SHORT TASK: Pictures are not part of the copy. Retype the lines from the first one through the line that contains "y_ticks = [3, 4, 5, 6, 7, 8, 9, 10]".

DATA PROVIDED:

☆ ☆ ☆ ☆

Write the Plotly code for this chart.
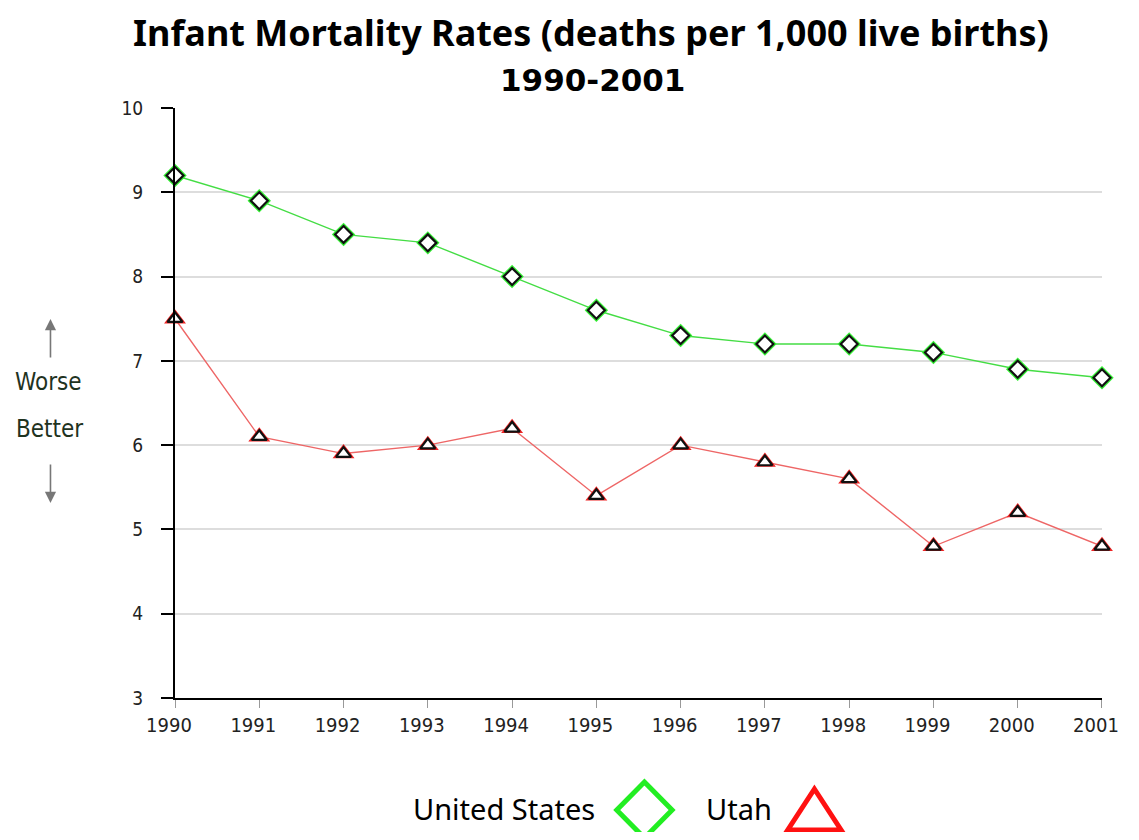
import plotly.graph_objects as go

years = list(range(1990, 2002))
us_rates = [9.2, 8.9, 8.5, 8.4, 8.0, 7.6, 7.3, 7.2, 7.2, 7.1, 6.9, 6.8]
utah_rates = [7.5, 6.1, 5.9, 6.0, 6.2, 5.4, 6.0, 5.8, 5.6, 4.8, 5.2, 4.8]
y_ticks = [3, 4, 5, 6, 7, 8, 9, 10]

# page has an 8px body margin; size figure to fit in viewport
OFF = 8
W, H = 1123, 824
L, T = 175 - OFF, 108 - OFF
R = W - (1113 - OFF)
B = H - (698 - OFF)
pw, ph = W - L - R, H - T - B

def px(x):
    return (x - OFF - L) / pw

def py(y):
    return (H - B - (y - OFF)) / ph

fig = go.Figure()

# United States
fig.add_trace(go.Scatter(x=years, y=us_rates, mode="lines", line=dict(color="#44dd44", width=1.4),
                         showlegend=False, hoverinfo="skip", cliponaxis=False))
fig.add_trace(go.Scatter(x=years, y=us_rates, mode="markers", showlegend=False, cliponaxis=False,
                         marker=dict(symbol="diamond", size=18, color="#33ee33", line=dict(width=0))))
fig.add_trace(go.Scatter(x=years, y=us_rates, mode="markers", name="United States", showlegend=False,
                         cliponaxis=False,
                         marker=dict(symbol="diamond", size=13, color="white", line=dict(color="#111111", width=2.2))))

# Utah
fig.add_trace(go.Scatter(x=years, y=utah_rates, mode="lines", line=dict(color="#ee6666", width=1.4),
                         showlegend=False, hoverinfo="skip", cliponaxis=False))
fig.add_trace(go.Scatter(x=years, y=utah_rates, mode="markers", showlegend=False, cliponaxis=False,
                         marker=dict(symbol="triangle-up", size=19, color="#ee2222", line=dict(width=0))))
fig.add_trace(go.Scatter(x=years, y=utah_rates, mode="markers", name="Utah", showlegend=False,
                         cliponaxis=False,
                         marker=dict(symbol="triangle-up", size=13, color="white", line=dict(color="#111111", width=2.2))))

shapes = []
# legend diamond
cx, cy, hw, hh = 650, 810, 28, 28
shapes.append(dict(type="path", xref="paper", yref="paper",
                   path=f"M {px(cx)} {py(cy-hh)} L {px(cx+hw)} {py(cy)} L {px(cx)} {py(cy+hh)} L {px(cx-hw)} {py(cy)} Z",
                   line=dict(color="#22ee22", width=5), fillcolor="rgba(0,0,0,0)"))
# legend triangle
shapes.append(dict(type="path", xref="paper", yref="paper",
                   path=f"M {px(822)} {py(789)} L {px(849)} {py(830)} L {px(795)} {py(830)} Z",
                   line=dict(color="#ff1111", width=5), fillcolor="rgba(0,0,0,0)"))

annotations = [
    dict(text="<b>Infant Mortality Rates (deaths per 1,000 live births)</b>", x=px(596), y=py(32),
         xref="paper", yref="paper", showarrow=False, font=dict(size=36, color="black", family="Noto Sans"),
         xanchor="center", yanchor="middle"),
    dict(text="<b>1990-2001</b>", x=px(597), y=py(80),
         xref="paper", yref="paper", showarrow=False, font=dict(size=31, color="black", family="DejaVu Sans"),
         xanchor="center", yanchor="middle"),
    dict(text="United States", x=px(602), y=py(808), xref="paper", yref="paper", showarrow=False,
         font=dict(size=29, color="black", family="Noto Sans"), xanchor="right", yanchor="middle"),
    dict(text="Utah", x=px(710), y=py(808), xref="paper", yref="paper", showarrow=False,
         font=dict(size=29, color="black", family="Noto Sans"), xanchor="left", yanchor="middle"),
    dict(text="Worse", x=px(47), y=py(382), xref="paper", yref="paper", showarrow=False,
         font=dict(size=24, color="#1f331f", family="DejaVu Sans Condensed, DejaVu Sans"), xanchor="center", yanchor="middle"),
    dict(text="Better", x=px(48), y=py(429), xref="paper", yref="paper", showarrow=False,
         font=dict(size=24, color="#1f331f", family="DejaVu Sans Condensed, DejaVu Sans"), xanchor="center", yanchor="middle"),
    dict(text="", x=px(49), y=py(319), xref="paper", yref="paper", showarrow=True,
         axref="pixel", ayref="pixel", ax=0, ay=40, arrowhead=2, arrowsize=1.4, arrowwidth=1.6, arrowcolor="#777777"),
    dict(text="", x=px(49), y=py(503), xref="paper", yref="paper", showarrow=True,
         axref="pixel", ayref="pixel", ax=0, ay=-40, arrowhead=2, arrowsize=1.4, arrowwidth=1.6, arrowcolor="#777777"),
]

fig.update_layout(
    width=W, height=H,
    margin=dict(l=L, r=R, t=T, b=B),
    paper_bgcolor="white", plot_bgcolor="white",
    font=dict(family="DejaVu Sans Condensed, DejaVu Sans", color="#222222"),
    shapes=shapes, annotations=annotations, showlegend=False,
    xaxis=dict(range=[1989.9999, 2001.0001], tickvals=years, ticktext=[str(y) for y in years],
               showgrid=False, zeroline=False, showline=True, linecolor="black", linewidth=2,
               ticks="outside", ticklen=8, tickcolor="#999999", tickwidth=1, ticklabelshift=-6,
               tickfont=dict(size=20, color="#222222", family="DejaVu Sans Condensed, DejaVu Sans")),
    yaxis=dict(range=[3, 10], tickvals=y_ticks, showgrid=True, gridcolor="#dddddd", gridwidth=1.5,
               zeroline=False, showline=True, linecolor="black", linewidth=2,
               ticks="outside", ticklen=12, tickcolor="black", tickwidth=2, ticklabelstandoff=14,
               tickfont=dict(size=19, color="#222222", family="DejaVu Sans Condensed, DejaVu Sans")),
)

fig.write_html("out.html", config={"displayModeBar": False})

☆ ☆ ☆ ☆

TASK RESPONSE:
Write the Plotly code for this chart.
import plotly.graph_objects as go

years = list(range(1990, 2002))
us_rates = [9.2, 8.9, 8.5, 8.4, 8.0, 7.6, 7.3, 7.2, 7.2, 7.1, 6.9, 6.8]
utah_rates = [7.5, 6.1, 5.9, 6.0, 6.2, 5.4, 6.0, 5.8, 5.6, 4.8, 5.2, 4.8]
y_ticks = [3, 4, 5, 6, 7, 8, 9, 10]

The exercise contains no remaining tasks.